Au moment de dire au revoir, bien sûr, je pleure. Le retour est difficile. Mes chats sont avec mon papa, mes placards sont vides. Je ne reconnais plus vraiment mon appartement. A chaque fois que j’ouvre la porte d’entrée, je baisse la tête pour prendre l’un de mes chats dans mes bras… Mais plus personne ne m’attend à la maison.

C’est ces petites choses qui me font réaliser que dans trois jours, je vais laisser mes clés à des inconnus. Et je ne reverrai plus le soleil se coucher derrière le Jura. Je ne pourrai plus profiter de mon canapé sur la terrasse pour fumer des joints. Je ne traverserai plus les champs pour aller travailler le matin.

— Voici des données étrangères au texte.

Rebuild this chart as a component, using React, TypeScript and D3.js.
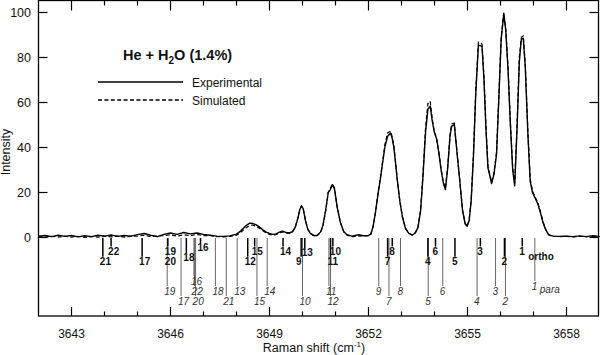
import React from "react";
import * as d3 from "d3";

// ---------- data ----------
const ramanShift = [
  3642.0, 3642.2, 3642.4, 3642.6, 3642.8, 3643.0, 3643.2, 3643.4, 3643.6, 3643.8,
  3644.0, 3644.2, 3644.4, 3644.6, 3644.8, 3645.0, 3645.2, 3645.4, 3645.6, 3645.8,
  3646.0, 3646.2, 3646.4, 3646.6, 3646.8, 3647.0, 3647.2, 3647.4, 3647.6, 3647.8,
  3648.0, 3648.1, 3648.2, 3648.3, 3648.4, 3648.5, 3648.6, 3648.7, 3648.8, 3648.9,
  3649.0, 3649.1, 3649.2, 3649.3, 3649.4, 3649.5, 3649.6, 3649.7, 3649.78, 3649.86,
  3649.92, 3649.97, 3650.02, 3650.09, 3650.16, 3650.24, 3650.35, 3650.45, 3650.55, 3650.62,
  3650.7, 3650.78, 3650.84, 3650.91, 3650.97, 3651.05, 3651.15, 3651.25, 3651.35, 3651.5,
  3651.7, 3651.85, 3652.0, 3652.07, 3652.14, 3652.21, 3652.29, 3652.36, 3652.43, 3652.5,
  3652.58, 3652.67, 3652.72, 3652.77, 3652.82, 3652.87, 3652.95, 3653.03, 3653.12, 3653.22,
  3653.32, 3653.42, 3653.5, 3653.58, 3653.65, 3653.73, 3653.8, 3653.87, 3653.93, 3653.99,
  3654.07, 3654.13, 3654.2, 3654.27, 3654.33, 3654.4, 3654.47, 3654.52, 3654.6, 3654.68,
  3654.76, 3654.85, 3654.93, 3654.99, 3655.05, 3655.11, 3655.18, 3655.25, 3655.33, 3655.44,
  3655.5, 3655.56, 3655.62, 3655.66, 3655.73, 3655.8, 3655.88, 3655.95, 3656.02, 3656.1,
  3656.16, 3656.23, 3656.3, 3656.37, 3656.43, 3656.5, 3656.57, 3656.63, 3656.69, 3656.75,
  3656.83, 3656.9, 3656.97, 3657.05, 3657.13, 3657.21, 3657.29, 3657.37, 3657.46, 3657.6,
  3657.8, 3658.0, 3658.2, 3658.4, 3658.6, 3658.8, 3659.0,
];

const experimental = [
  0.6, 0.9, 0.4, 1.0, 0.5, 0.9, 0.3, 0.8, 0.4, 1.0,
  0.6, 1.1, 0.5, 0.9, 0.6, 1.3, 1.8, 1.0, 0.4, 1.4,
  2.0, 1.4, 2.2, 1.6, 2.0, 1.4, 1.0, 0.6, 0.5, 0.7,
  1.5, 2.6, 4.0, 5.4, 6.4, 6.2, 5.6, 4.6, 3.4, 2.4,
  1.8, 1.4, 1.6, 2.4, 2.8, 2.2, 2.0, 2.6, 4.5, 8.5,
  12.5, 14.0, 12.8, 7.5, 3.6, 1.8, 0.8, 1.0, 2.5, 5.5,
  12.0, 20.0, 21.2, 23.5, 21.5, 13.5, 6.5, 2.6, 1.2, 0.6,
  1.2, 0.8, 0.9, 1.5, 5.0, 11.0, 19.5, 26.0, 33.5, 40.5,
  45.0, 46.4, 44.0, 40.0, 33.0, 26.0, 16.0, 9.0, 4.0, 1.8,
  1.0, 2.0, 4.5, 12.0, 27.0, 47.0, 57.0, 58.4, 52.0, 47.0,
  43.5, 37.8, 30.0, 24.0, 21.3, 31.0, 45.0, 49.5, 50.2, 38.0,
  26.0, 12.0, 6.0, 5.0, 7.5, 16.0, 36.0, 64.0, 85.5, 85.0,
  70.0, 48.0, 31.0, 28.5, 24.0, 28.0, 37.0, 62.0, 88.0, 99.5,
  92.0, 74.0, 50.0, 30.0, 23.0, 48.0, 78.0, 88.0, 88.6, 76.0,
  46.0, 25.0, 20.0, 17.5, 15.0, 11.0, 6.5, 3.5, 1.2, 0.6,
  0.5, 0.6, 0.4, 0.7, 0.4, 0.8, 0.5,
];

const simulated = [
  0.3, 0.2, 0.5, 0.2, 0.6, 0.2, 0.5, 0.1, 0.4, 0.2,
  0.5, 0.3, 0.6, 0.2, 0.5, 0.6, 1.0, 0.4, 0.6, 0.8,
  1.2, 0.6, 1.2, 0.8, 1.4, 0.8, 0.9, 0.4, 0.3, 0.5,
  1.0, 2.0, 3.2, 4.4, 5.4, 5.5, 5.0, 4.0, 3.0, 2.0,
  1.4, 1.0, 1.3, 2.0, 2.5, 2.0, 1.8, 2.6, 4.6, 8.6,
  12.6, 14.1, 13.0, 7.6, 3.8, 1.8, 0.7, 0.9, 2.3, 5.2,
  11.5, 20.0, 21.8, 23.8, 22.0, 13.8, 6.8, 2.6, 1.0, 0.4,
  0.6, 0.7, 0.8, 1.4, 4.8, 11.0, 20.0, 26.5, 34.0, 41.5,
  46.5, 47.3, 44.5, 40.5, 33.5, 26.0, 16.2, 9.0, 4.2, 2.0,
  1.2, 2.2, 4.8, 12.5, 28.0, 49.0, 59.5, 60.6, 53.0, 47.5,
  43.5, 38.0, 30.5, 24.5, 21.8, 31.5, 45.5, 50.5, 50.8, 38.5,
  26.5, 12.0, 6.2, 5.0, 8.0, 16.5, 37.0, 65.0, 86.8, 86.0,
  71.0, 49.0, 31.5, 29.0, 24.5, 28.5, 38.0, 63.0, 89.0, 100.0,
  92.5, 75.0, 51.0, 31.0, 24.0, 49.0, 80.0, 89.0, 89.6, 77.0,
  47.0, 26.0, 20.5, 18.0, 15.5, 11.5, 7.0, 3.5, 1.2, 0.5,
  0.4, 0.5, 0.3, 0.5, 0.4, 0.5, 0.4,
];

// ortho transitions (bold labels); tier = label level below the baseline
const orthoLabels = ["1", "2", "3", "4", "5", "6", "7", "8", "9", "10", "11", "12", "13", "14", "15", "16", "17", "18", "19", "20", "21", "22"];
const orthoShift = [3656.66, 3656.12, 3655.39, 3653.80, 3654.62, 3654.03, 3652.58, 3652.72, 3649.96, 3650.92, 3650.85, 3648.34, 3650.07, 3649.41, 3648.55, 3646.91, 3645.14, 3646.48, 3645.92, 3645.92, 3643.95, 3644.20];
const orthoTier = [1, 2, 1, 2, 2, 1, 2, 1, 2, 1, 2, 2, 1.15, 1, 1, 0.65, 2, 1.65, 1, 2, 2, 1];
// which side of its stick a label sits on
const orthoSide = ["r", "r", "r", "r", "r", "r", "r", "r", "l", "r", "r", "r", "r", "r", "r", "r", "r", "r", "r", "r", "r", "r"];

// para transitions (italic labels)
const paraLabels = ["1", "2", "3", "4", "5", "6", "7", "8", "9", "10", "11", "12", "13", "14", "15", "16", "17", "18", "19", "20", "21", "22"];
const paraShift = [3657.04, 3656.15, 3655.85, 3655.29, 3653.81, 3654.25, 3652.62, 3652.97, 3652.31, 3650.00, 3650.80, 3650.85, 3648.02, 3648.93, 3648.62, 3646.71, 3646.32, 3647.36, 3645.90, 3646.76, 3647.69, 3646.73];
const paraTier = [0.5, 2, 1, 2, 2, 1, 2, 1, 1, 2, 1, 2, 1, 1, 2, 0, 2, 1, 1, 2, 2, 1];

const xMajorTicks = [3643, 3646, 3649, 3652, 3655, 3658];
const xMinorTicks = [3644, 3645, 3647, 3648, 3650, 3651, 3653, 3654, 3656, 3657];
const yTicks = [0, 20, 40, 60, 80, 100];

const FONT = "'Liberation Sans', Arial, Helvetica, sans-serif";

export default function App() {
  const left = 38.5, right = 598.5, top = 0.5, bottom = 316;
  const x = d3.scaleLinear().domain([3642, 3659]).range([38.5, 599.5]);
  const y = d3.scaleLinear().domain([0, 100]).range([237.5, 12.5]);

  const lineGen = (vals: number[]) =>
    d3.line<number>()
      .x((_, i) => x(ramanShift[i]))
      .y((d) => y(d))(vals) as string;

  const orthoY = (t: number) => 240.8 + t * 10.2; // label center
  const paraY = (t: number) => 281 + t * 10;

  return (
    <svg width={600} height={355} style={{ position: "absolute", left: 0, top: 0, background: "#fff" }} fontFamily={FONT}>
      <rect x={0} y={0} width={600} height={355} fill="#fff" />
      {/* frame */}
      <rect x={left} y={top} width={right - left} height={bottom - top} fill="none" stroke="#000" strokeWidth={1.3} />

      {/* x ticks */}
      {xMajorTicks.map((t) => (
        <g key={"xm" + t}>
          <line x1={x(t)} x2={x(t)} y1={bottom} y2={bottom - 9} stroke="#000" strokeWidth={1.2} />
          <line x1={x(t)} x2={x(t)} y1={top} y2={top + 10} stroke="#000" strokeWidth={1.2} />
          <text x={x(t)} y={338} fontSize={12} textAnchor="middle" fill="#111">{t}</text>
        </g>
      ))}
      {xMinorTicks.map((t) => (
        <g key={"xn" + t}>
          <line x1={x(t)} x2={x(t)} y1={bottom} y2={bottom - 4.5} stroke="#000" strokeWidth={1.2} />
          <line x1={x(t)} x2={x(t)} y1={top} y2={top + 5} stroke="#000" strokeWidth={1.2} />
        </g>
      ))}
      {/* y ticks */}
      {yTicks.map((t) => (
        <g key={"y" + t}>
          <line x1={left} x2={left + 9} y1={y(t)} y2={y(t)} stroke="#000" strokeWidth={1.2} />
          <line x1={right} x2={right - 9} y1={y(t)} y2={y(t)} stroke="#000" strokeWidth={1.2} />
          <text x={31} y={y(t) + 4.4} fontSize={12.5} textAnchor="end" fill="#111">{t}</text>
        </g>
      ))}

      {/* axis titles */}
      <text transform="translate(9.5,152) rotate(-90)" fontSize={12.5} textAnchor="middle" fill="#111">Intensity</text>
      <text x={314} y={352} fontSize={12.5} textAnchor="middle" fill="#111">
        Raman shift (cm<tspan dy={-5} fontSize={8}>-1</tspan><tspan dy={5}>)</tspan>
      </text>

      {/* title + legend */}
      <text x={123} y={60} fontSize={14.5} fontWeight="bold" fill="#111">
        He + H<tspan dy={3.5} fontSize={10}>2</tspan><tspan dy={-3.5}>O (1.4%)</tspan>
      </text>
      <line x1={98} x2={183} y1={82} y2={82} stroke="#000" strokeWidth={1.4} />
      <text x={192} y={86.5} fontSize={12} fill="#111">Experimental</text>
      <line x1={98} x2={183} y1={100} y2={100} stroke="#000" strokeWidth={1.3} strokeDasharray="4,2.4" />
      <text x={192} y={104.5} fontSize={12} fill="#111">Simulated</text>

      {/* para sticks */}
      {paraShift.map((v, i) => (
        <line key={"ps" + i} x1={x(v)} x2={x(v)} y1={238} y2={paraY(paraTier[i]) - 5} stroke="#666" strokeWidth={1} />
      ))}
      {/* ortho sticks */}
      {orthoShift.map((v, i) =>
        orthoLabels[i] === "20" ? null : (
          <line key={"os" + i} x1={x(v)} x2={x(v)}
            y1={238}
            y2={orthoY(orthoTier[i]) - 4.5}
            stroke="#000" strokeWidth={1.5} />
        )
      )}
      {/* labels */}
      {orthoShift.map((v, i) => (
        <text key={"ol" + i}
          x={orthoSide[i] === "l" ? x(v) + 0.5 : x(v) - 3}
          textAnchor={orthoSide[i] === "l" ? "end" : "start"}
          y={orthoY(orthoTier[i]) + 3.6} fontSize={10} fontWeight="bold" fill="#111">{orthoLabels[i]}</text>
      ))}
      {paraShift.map((v, i) => (
        <text key={"pl" + i} x={x(v) - 3} y={paraY(paraTier[i]) + 3.6} fontSize={10} fontStyle="italic" fill="#333">{paraLabels[i]}</text>
      ))}
      <text x={x(orthoShift[0]) + 6} y={259.5} fontSize={10} fontWeight="bold" fill="#111">ortho</text>
      <text x={x(paraShift[0]) + 5} y={293} fontSize={10} fontStyle="italic" fill="#333">para</text>

      {/* spectra */}
      <path d={lineGen(simulated)} fill="none" stroke="#000" strokeWidth={1.2} strokeDasharray="4,2.4" />
      <path d={lineGen(experimental)} fill="none" stroke="#000" strokeWidth={1.4} strokeLinejoin="round" />
    </svg>
  );
}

J’ai plongé dans les profondeurs de mes souvenirs, et j’en suis revenue tant bien que mal. Mais je crois que j’ai laissé une petite partie de moi, là-bas. Et je replonge doucement dans un tourbillon autodestructeur où se mêlent l’angoisse et la peur.

J’envoie un message à Marc. Parce qu’avec tous ces événements, ça va mieux. Il est loin, loin, dans mon esprit.

 

Par rapport à ce que j'ai dit la dernière fois, je sais pas trop expliquer mais je me sens en paix maintenant alors c'est good entre nous. Merci.

 

“Cool. Mieux comme ça. Ça me fait plaisir.”

Une page qui se tourne. Un chapitre qui se termine. La fin de l’histoire?